Crown & Anchor is one such. As the name implies, it’s a popular game of the British navy, both Royal and merchant, as well as in the Australian, and is widely played in the Channel Islands and Bermuda. Substantially similar games are known throughout the maritime world. They have the practical advantage of requiring no more equipment than several dice and a simple layout typically marked on a board or piece of oilcloth for lightness and portability - as suggested by Crown & Anchor’s earlier name ‘Sweatcloth’. It’s divided into six staking compartments marked with a spade, a club, a heart, a diamond, a crown, and an anchor, these last two being the insignia of the Royal Navy.

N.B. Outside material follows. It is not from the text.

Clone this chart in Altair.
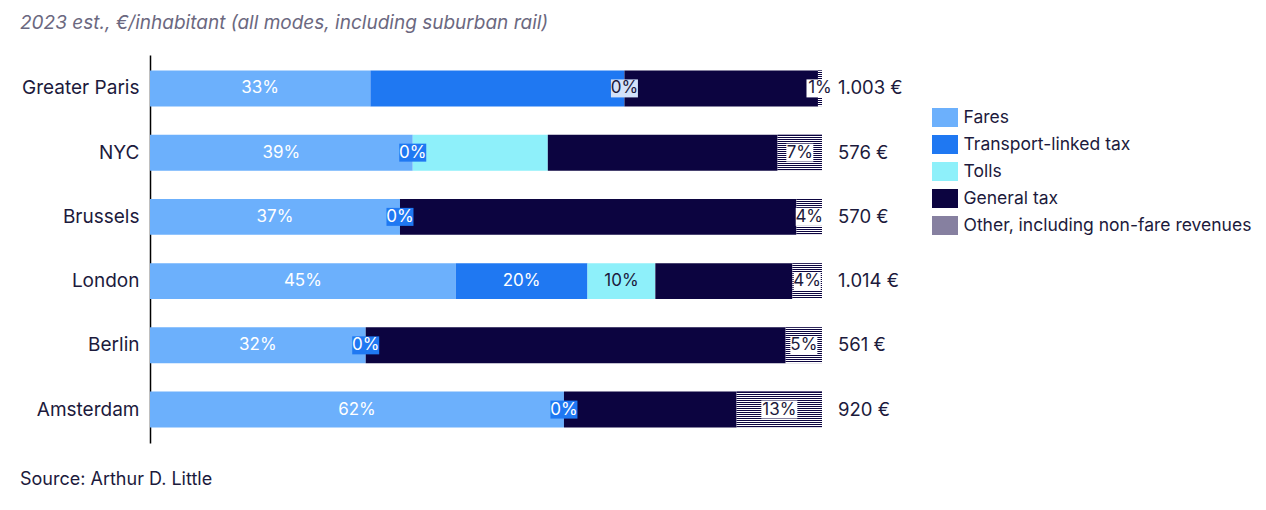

Punters stake on any of the compartments and the banker casts three such dice from a cup. The stake on a given symbol wins at even money if it turns up on one die, at 2 to 1 on two, and at 3 to 1 on all three dice. Despite the banker’s more than generous edge of 8 per cent, the game remains popular largely because the odds appear deceptively favourable in the eyes of an unsophisticated punter. Something like it reached America towards the end of the eighteenth century and subsequently became the casino and carnival game known as Chuck-a-Luck, or Bird-Cage. It was said of Wild Bill Hickock and his like that they loved the game ‘probably because they never had enough upstairs to figure the odds against them’.